Comparing the catalogs of the Velvet Underground and the Doors feels like comparing two entirely different universes. The Doors invite you into a surreal carnival, complete with dark poetry, Dionysian hedonism, and a strange, hypnotic allure. Jim Morrison’s voice is the guiding hand through a world where sensuality and death waltz together, and the band’s polished production often feels like a lush mirage shimmering in the desert of rock 'n' roll.
The Velvet Underground, on the other hand, don’t guide you anywhere. They throw you into the East River and watch you sink or swim. There’s no polish, no hand-holding, and certainly no mirage. Lou Reed and company give you their fierce reality, often ugly and uncomfortable but always unflinchingly honest. While the Doors flirt with danger and mystery, the Velvets invite you into its heart.

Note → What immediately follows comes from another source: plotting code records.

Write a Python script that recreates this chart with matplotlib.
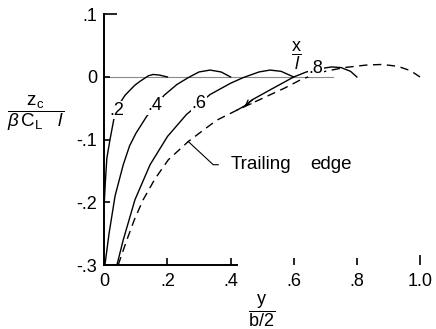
import matplotlib
matplotlib.use("Agg")
import matplotlib.pyplot as plt

plt.rcParams["font.family"] = ["Liberation Sans", "DejaVu Sans"]
plt.rcParams["mathtext.fontset"] = "custom"
plt.rcParams["mathtext.rm"] = "Liberation Sans"
plt.rcParams["mathtext.it"] = "Liberation Sans:italic"

# Spanwise station y/(b/2) and camber z_c/(beta C_L l) for each chordwise station x/l
span_02 = [0.0, 0.003, 0.008, 0.018, 0.03, 0.045, 0.066, 0.097, 0.113, 0.14, 0.155, 0.175, 0.2]
camber_02 = [-0.2, -0.17, -0.13, -0.1, -0.068, -0.045, -0.029, -0.013, -0.007, 0.002, 0.004, 0.003, 0.0]

span_04 = [0.002, 0.015, 0.034, 0.06, 0.08, 0.1, 0.134, 0.19, 0.23, 0.266, 0.3, 0.335, 0.37, 0.4]
camber_04 = [-0.3, -0.25, -0.19, -0.14, -0.11, -0.09, -0.063, -0.029, -0.012, -0.001, 0.008, 0.011, 0.008, 0.0]

span_06 = [0.04, 0.06, 0.097, 0.145, 0.2, 0.26, 0.335, 0.4, 0.44, 0.49, 0.525, 0.56, 0.6]
camber_06 = [-0.3, -0.26, -0.196, -0.14, -0.095, -0.06, -0.028, -0.01, -0.001, 0.008, 0.011, 0.009, 0.0]

span_08 = [0.42, 0.445, 0.47, 0.52, 0.56, 0.6, 0.64, 0.68, 0.72, 0.75, 0.78, 0.8]
camber_08 = [-0.053, -0.046, -0.036, -0.022, -0.011, 0.0, 0.008, 0.013, 0.016, 0.015, 0.009, 0.0]

span_te = [0.044, 0.07, 0.095, 0.123, 0.16, 0.203, 0.266, 0.3, 0.356, 0.42, 0.51, 0.57,
           0.62, 0.66, 0.7, 0.76, 0.83, 0.88, 0.93, 0.97, 1.0]
camber_te = [-0.3, -0.262, -0.228, -0.196, -0.163, -0.132, -0.103, -0.09, -0.069, -0.053, -0.032, -0.018,
             -0.005, 0.003, 0.009, 0.015, 0.019, 0.02, 0.017, 0.01, 0.0]

station_labels = [".2", ".4", ".6", ".8"]
x_ticks = [0, 0.2, 0.4, 0.6, 0.8, 1.0]
x_tick_labels = ["0", ".2", ".4", ".6", ".8", "1.0"]
y_ticks = [-0.3, -0.2, -0.1, 0, 0.1]
y_tick_labels = ["-.3", "-.2", "-.1", "0", ".1"]

W, H = 436, 329
fig = plt.figure(figsize=(W / 100, H / 100), dpi=100)
ax = fig.add_axes([104.3 / W, 64 / H, 315.7 / W, 250.7 / H])
ax.set_xlim(0, 1.0)
ax.set_ylim(-0.3, 0.1)

ink = "black"
lw_curve = 1.0
fs = 13

# reference line at zero camber
ax.plot([0, 0.725], [0, 0], color="#8a8a8a", lw=0.8, zorder=1)

ax.plot(span_02, camber_02, color=ink, lw=lw_curve, zorder=2, clip_on=False)
ax.plot(span_04, camber_04, color=ink, lw=lw_curve, zorder=2, clip_on=False)
ax.plot(span_06, camber_06, color=ink, lw=lw_curve, zorder=2, clip_on=False)
ax.plot(span_08, camber_08, color=ink, lw=lw_curve, zorder=2, clip_on=False)
ax.annotate("", xy=(span_08[1], camber_08[1]), xytext=(span_08[2], camber_08[2]),
            arrowprops=dict(arrowstyle="->,head_length=0.35,head_width=0.18", color=ink, lw=0.9,
                            shrinkA=0, shrinkB=0), zorder=3)
ax.plot(span_te, camber_te, color=ink, lw=lw_curve, linestyle=(0, (6, 4)), zorder=2, clip_on=False)

# curve labels
label_pos = [(0.04, -0.053), (0.16, -0.046), (0.30, -0.042), (0.67, 0.014)]
for txt, (lx, ly) in zip(station_labels, label_pos):
    ax.text(lx, ly, txt, fontsize=fs, ha="center", va="center", zorder=4,
            bbox=dict(facecolor="white", edgecolor="none", pad=0.5))

# trailing-edge leader
ax.plot([0.266, 0.345, 0.361], [-0.103, -0.14, -0.14], color=ink, lw=0.8, zorder=2)
ax.text(0.40, -0.14, "Trailing", fontsize=13.5, ha="left", va="center")
ax.text(0.652, -0.14, "edge", fontsize=13.5, ha="left", va="center")

# axes frame
for side in ("top", "right"):
    ax.spines[side].set_visible(False)
ax.spines["left"].set_linewidth(1.4)
ax.spines["bottom"].set_linewidth(1.4)
ax.spines["bottom"].set_bounds(0, 0.42)

ax.set_xticks(x_ticks)
ax.set_xticklabels(x_tick_labels)
ax.set_yticks(y_ticks)
ax.set_yticklabels(y_tick_labels)
ax.tick_params(axis="x", direction="in", length=5, width=1.2, pad=6, labelsize=fs)
ax.tick_params(axis="y", direction="in", length=4.5, width=1.2, pad=5, labelsize=fs)
ax.xaxis.get_major_ticks()[-1].tick1line.set_markersize(7)
ax.yaxis.get_major_ticks()[-1].tick1line.set_markersize(9)

# axis titles as stacked fractions
fig.text(36 / W, 1 - 113 / H, r"$\dfrac{\mathrm{z_c}}{\beta\,\mathrm{C_L}\quad\mathit{l}}$",
         fontsize=13.5, ha="center", va="center")
fig.text(262 / W, 1 - 311 / H, r"$\dfrac{\mathrm{y}}{\mathrm{b/2}}$",
         fontsize=13, ha="center", va="center")
fig.text(296 / W, 1 - 56 / H, r"$\dfrac{\mathrm{x}}{\mathit{l}}$",
         fontsize=13, ha="center", va="center")

fig.savefig("out.png", dpi=100)
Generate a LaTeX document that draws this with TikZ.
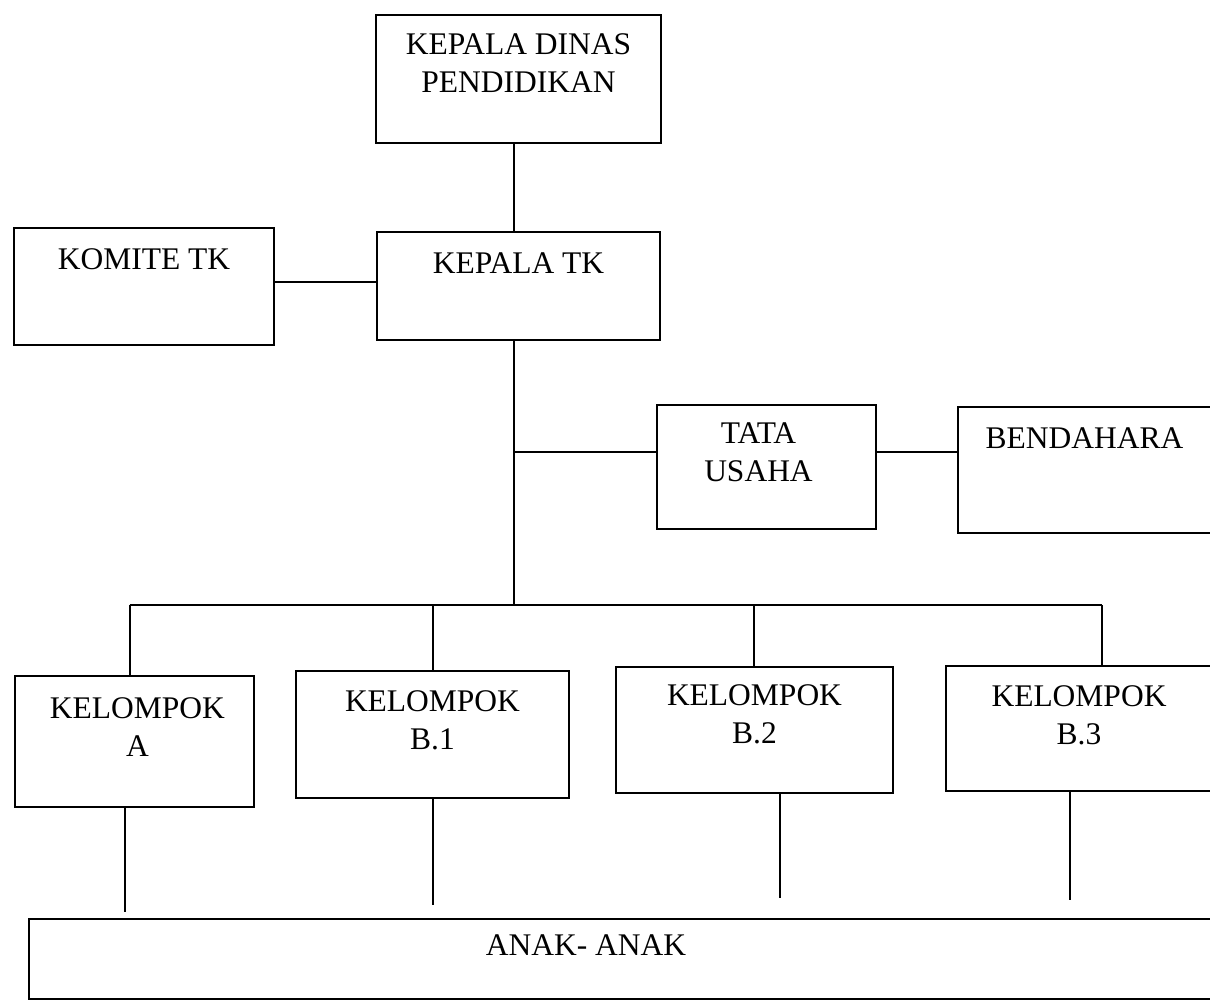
\documentclass[tikz,border=0pt]{standalone}
\usepackage{fontspec}
\setmainfont{Liberation Serif}
\usetikzlibrary{positioning}

\begin{document}
\begin{tikzpicture}[x=1pt, y=-1pt,
  box/.style={rectangle, draw, line width=2pt, anchor=north west, inner sep=0pt},
  lbl/.style={anchor=north, yshift=-21pt, inner sep=0pt, align=center, font=\fontsize{31.5}{38}\selectfont},
  conn/.style={line width=2pt}]
\clip (0,0) rectangle (1210,1007);
% pimpinan
\node[box, minimum width=285pt, minimum height=128pt, label={[lbl, yshift=2pt]north:KEPALA DINAS\\PENDIDIKAN}] (dinas) at (375,14) {};
\node[box, minimum width=283pt, minimum height=108pt, label={[lbl]north:KEPALA TK}] (kepala) at (376,231) {};
\node[box, minimum width=260pt, minimum height=117pt, label={[lbl]north:KOMITE TK}] (komite) at (13,227) {};
% staf
\node[box, minimum width=219pt, minimum height=124pt, label={[lbl, xshift=-8pt, yshift=3pt]north:TATA\\USAHA}] (tata) at (656,404) {};
\node[box, minimum width=283pt, minimum height=126pt, label={[lbl, xshift=-15pt]north:BENDAHARA}] (bendahara) at (957,406) {};
% kelompok
\node[box, minimum width=239pt, minimum height=131pt, label={[lbl, xshift=3pt, yshift=-1pt]north:KELOMPOK\\A}] (kelA) at (14,675) {};
\node[box, minimum width=273pt, minimum height=127pt, label={[lbl, yshift=1pt]north:KELOMPOK\\B.1}] (kelB1) at (295,670) {};
\node[box, minimum width=277pt, minimum height=126pt, label={[lbl, yshift=3pt]north:KELOMPOK\\B.2}] (kelB2) at (615,666) {};
\node[box, minimum width=312pt, minimum height=125pt, label={[lbl, xshift=-23pt, yshift=1pt]north:KELOMPOK\\B.3}] (kelB3) at (945,665) {};
\node[box, minimum width=1212pt, minimum height=80pt, label={[lbl, xshift=-49pt, yshift=5pt]north:ANAK- ANAK}] (anak) at (28,918) {};

\coordinate (bus) at ([xshift=-5pt]kepala.south |- 0,605);
\coordinate (km) at ([yshift=5pt]komite.east);
\coordinate (tu) at ([yshift=15pt]tata.west);
\coordinate (bd) at ([yshift=15pt]tata.east);

\draw[conn] (bus |- dinas.south) -- (bus |- kepala.north);
\draw[conn] (km) -- (km -| kepala.west);
\draw[conn] (bus |- kepala.south) -- (bus);
\draw[conn] (bus |- tu) -- (tu);
\draw[conn] (bd) -- (bd -| bendahara.west);
\draw[conn] ([xshift=-5pt]kelA.north |- bus) -- (kelB3.north |- bus);
\foreach \k/\dx in {kelA/-5, kelB1/0, kelB2/-1, kelB3/0}
  \draw[conn] ([xshift=\dx pt]\k.north |- bus) -- ([xshift=\dx pt]\k.north);
\foreach \k/\x/\y in {kelA/125/912, kelB1/433/905, kelB2/780/898, kelB3/1070/900} {
  \coordinate (end\k) at (\x,\y);
  \draw[conn] (end\k |- \k.south) -- (end\k);
}
\end{tikzpicture}
\end{document}
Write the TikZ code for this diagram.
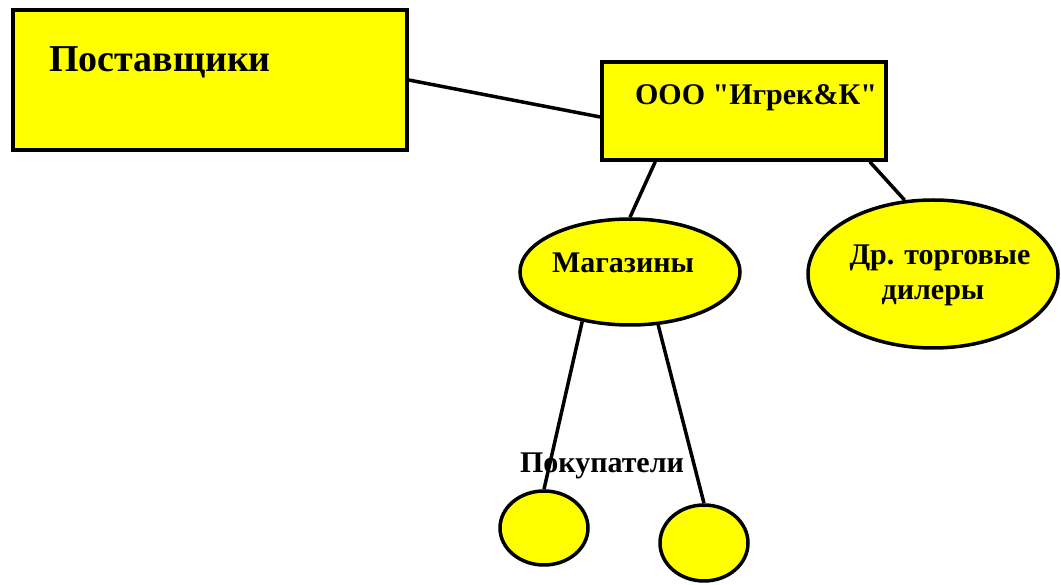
\documentclass[tikz,border=0pt]{standalone}
\usepackage{fontspec}
\setmainfont{Liberation Serif}[Ligatures=TeXOff]
\usetikzlibrary{shapes.geometric}
\definecolor{boxyellow}{RGB}{255,255,0}
\tikzset{
  box/.style={draw=black, line width=3.5pt, fill=boxyellow, rectangle, inner sep=0pt},
  oval/.style={draw=black, line width=3.5pt, fill=boxyellow, ellipse, inner sep=0pt},
  link/.style={draw=black, line width=3.5pt},
  lbl/.style={anchor=base, inner sep=0pt, font=\bfseries},
  small/.style={font=\bfseries\fontsize{30}{34}\selectfont}
}
\begin{document}
\begin{tikzpicture}[x=1pt, y=-1pt]
\useasboundingbox (0,0) rectangle (1061,585);
% shapes
\node[box, minimum width=394pt, minimum height=140pt] (sup) at (210,80) {};
\node[box, minimum width=284pt, minimum height=98pt] (ooo) at (744,111) {};
\node[oval, minimum width=220pt, minimum height=106pt] (mag) at (630,272) {};
\node[oval, minimum width=250pt, minimum height=148pt] (dr) at (933,274) {};
\node[oval, minimum width=88pt, minimum height=74pt] (pl) at (544,528) {};
\node[oval, minimum width=88pt, minimum height=76pt] (pr) at (704,543) {};
% connectors
\draw[link] (sup.east) -- ([yshift=-6pt]ooo.west);
\draw[link] ([xshift=55pt]ooo.south west) -- (mag.north);
\draw[link] ([xshift=-18pt]ooo.south east) -- (dr.111);
\draw[link] (mag.226) -- (pl.north);
\draw[link] (mag.298) -- (pr.north);
% texts
\node[lbl, font=\bfseries\fontsize{38}{40}\selectfont] (tsup) at (160,72) {Поставщики};
\node[lbl, small] (tooo) at (756,105) {ООО "Игрек\&К"};
\node[lbl, small] (tmag) at (623,273) {Магазины};
\node[lbl, small] (tdr1) at (940,265) {Др. торговые};
\node[lbl, small] (tdr2) at (933,300) {дилеры};
\node[lbl, small] (tpok) at (602,472) {Покупатели};
\end{tikzpicture}
\end{document}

Listening to the Doors is an escapade - a journey through psychedelic landscapes and the shadowy recesses of the mind. Listening to the Velvet Underground is an initiation, a trial by fire that forces you to confront the parts of yourself you’d rather leave in the dark. Both catalogs are transformative, but where the Doors provide a mythic, almost cinematic escape, the Velvets offer no such refuge. Instead, they strip away illusions until only the unvarnished truth remains.
The Doors might leave you with a head full of dreams, but the Velvet Underground will leave you with scars - and you’ll be thankful for every single one. The Velvet Underground were deliberately difficult, abrasive, and at times incomprehensible - but that’s the point.
Their music isn’t for everyone, and it never pretended to be. It’s for the ones who need to feel something, even if it hurts.
And in that, they’re not just a band. They’re a revelation.